De rechtbank heeft met juistheid geoordeeld dat het college het advies van de MO-zaak aan de afwijzing van de aanvraag om een scootmobiel ten grondslag heeft kunnen leggen. Niet is gebleken dat het advies onzorgvuldig tot stand is gekomen of dat de conclusie er van onjuist is. Uit het advies blijkt dat appellante met instructie van een ergotherapeut twee gewenningslessen voor het rijden met een scootmobiel heeft gevolgd bij Cordaan.Uit de door Cordaan uitgevoerde lessen blijkt dat appellante niet verkeersveilig is en niet zelf inziet dat zij op dit vlak ernstig tekort schiet. Om uit te sluiten dat een taalbarrière de uitkomst van deze lessen negatief heeft beïnvloed en omdat het afwijzen van de aanvraag afname van de zelfstandigheid met zich brengt, is aan appellante een derde les gegeven in aanwezigheid van haar zoon. Uit het rapport over deze les blijkt dat appellante lichte verbetering op het gebied van anticiperen op het verkeer en aandacht voor borden en verkeersregels. Op basis van deze lessen concludeert de MO-zaak dat appellante niet voldoende leerbaar is en dat er geen reden is haar nog meer lessen te geven. Tegen deze achtergrond kan de beroepsgrond dat de snelheidsregelaar niet goed stond afgesteld geen doel treffen. De rechtbank heeft daarom terecht geoordeeld dat het college op goede gronden tot de conclusie is gekomen dat appellante niet in staat is veilig gebruik te maken van een scootmobiel, zodat deze voorziening voor haar niet adequaat is en tot beëindiging van de verstrekking van de voorziening kon worden besloten.
4.2.
Uit 4.1 volgt dat het hoger beroep niet slaagt. De aangevallen uitspraak dient te worden bevestigd.
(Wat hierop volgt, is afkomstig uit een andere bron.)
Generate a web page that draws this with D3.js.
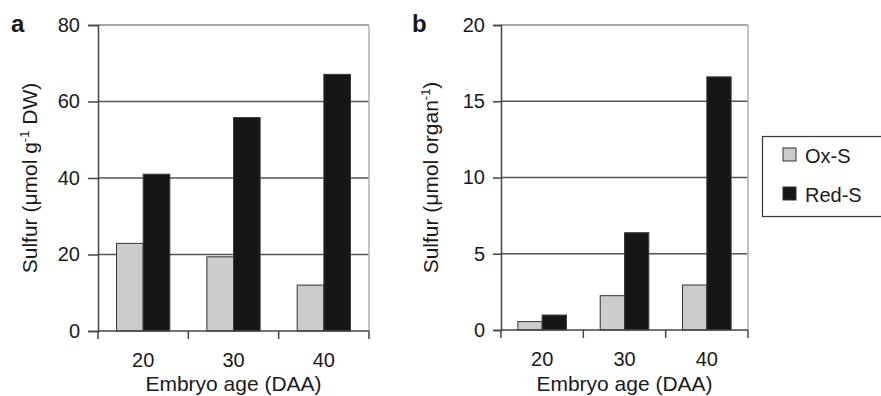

5. Voor een veroordeling in de proceskosten bestaat geen aanleiding.

BESLISSING

De Centrale Raad van Beroep bevestigt de aangevallen uitspraak.
Deze uitspraak is gedaan door H.C.P. Venema, in tegenwoordigheid van M. Crum als griffier. De beslissing is uitgesproken in het openbaar op 16 september 2015.